Ainsi, à son lit de mort, ce vieux Londonnien, ramassé dans le ruisseau et rendu à l’humanité, contemplait le grand miracle, non pas de sa conversion, non pas de son affranchissement total et mystérieux de l’alcoolisme, mais la puissance que Dieu lui avait accordée pour résister à la passion de sa pipe.

La torture avait été toujours présente, de même que la force suffisante pour la vaincre.

Quelques instants avant sa mort, l’Adjudante lui dit:

«Vous êtes tout à fait heureux? Vous savez que Dieu vous a tout pardonné?»

«Je suis sans crainte», répondit-il.


* * *


Dans le quartier on parle encore de Buveur-Né et le récit de son enterrement fait toujours grande sensation. On lui fit ce qu’on appelle «des funérailles salutistes», c’est-à-dire qu’on l’enterra avec les honneurs militaires salutistes, comme on enterre un grand soldat, un héros national.
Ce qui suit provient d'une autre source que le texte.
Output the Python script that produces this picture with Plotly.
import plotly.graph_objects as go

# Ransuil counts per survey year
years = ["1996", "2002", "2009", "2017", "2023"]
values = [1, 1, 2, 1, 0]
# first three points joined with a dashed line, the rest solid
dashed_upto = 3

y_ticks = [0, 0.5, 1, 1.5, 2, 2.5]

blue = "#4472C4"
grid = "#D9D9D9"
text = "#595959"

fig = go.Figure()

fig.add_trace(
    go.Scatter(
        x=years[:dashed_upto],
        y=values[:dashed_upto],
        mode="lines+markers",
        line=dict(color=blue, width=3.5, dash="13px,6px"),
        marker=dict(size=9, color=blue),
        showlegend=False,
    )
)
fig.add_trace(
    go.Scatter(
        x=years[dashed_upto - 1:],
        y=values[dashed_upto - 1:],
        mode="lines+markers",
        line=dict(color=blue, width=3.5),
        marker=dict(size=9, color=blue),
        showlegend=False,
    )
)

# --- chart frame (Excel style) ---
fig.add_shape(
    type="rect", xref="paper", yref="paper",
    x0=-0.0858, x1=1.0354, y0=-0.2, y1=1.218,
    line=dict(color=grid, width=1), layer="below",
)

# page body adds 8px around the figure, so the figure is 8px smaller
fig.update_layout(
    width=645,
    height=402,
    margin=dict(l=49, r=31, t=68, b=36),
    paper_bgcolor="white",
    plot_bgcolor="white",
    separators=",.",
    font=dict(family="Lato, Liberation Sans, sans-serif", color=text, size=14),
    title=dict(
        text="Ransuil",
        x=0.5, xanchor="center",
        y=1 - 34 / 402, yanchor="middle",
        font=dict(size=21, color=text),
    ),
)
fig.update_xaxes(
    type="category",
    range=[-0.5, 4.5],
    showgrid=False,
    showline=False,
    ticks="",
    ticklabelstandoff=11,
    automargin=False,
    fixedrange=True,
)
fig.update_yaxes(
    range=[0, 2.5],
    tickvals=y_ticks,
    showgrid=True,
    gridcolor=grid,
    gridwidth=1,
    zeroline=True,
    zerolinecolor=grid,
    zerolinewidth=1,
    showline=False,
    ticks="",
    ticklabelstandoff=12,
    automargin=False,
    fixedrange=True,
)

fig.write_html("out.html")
Des milliers de gens bordaient les rues et suivirent la procession jusqu’au cimetière. Le district tout entier se leva comme un seul homme pour voir passer les restes de Buveur-Né, pour apercevoir le cortège; ces amis furent influencés, qu’ils le voulussent ou non, par la fin glorieuse de ce brave combattant.

Un étranger qui eût passé dans ce quartier de la ville, aurait pensé que le peuple assistait aux funérailles de son prince. Cependant, la séparation qui existe entre les quartiers de Londres est si extraordinaire qu’à quelques centaines de mètres de cette partie de la ville, personne n’avait entendu parler de Buveur-Né.
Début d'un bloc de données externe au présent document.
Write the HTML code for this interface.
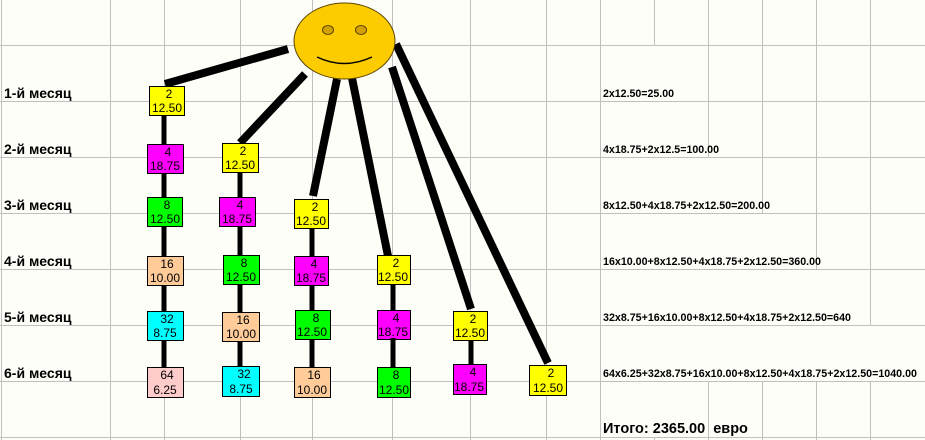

Et dans ce quartier spécial, il était plus célèbre, plus observé, plus discuté que le plus grand héros de la nation. Sa mort fut un événement. Son salut avait fait une profonde impression. Le district où il vivait et où il mourut ressent encore et ressentira à travers bien des générations les conséquences de sa conversion.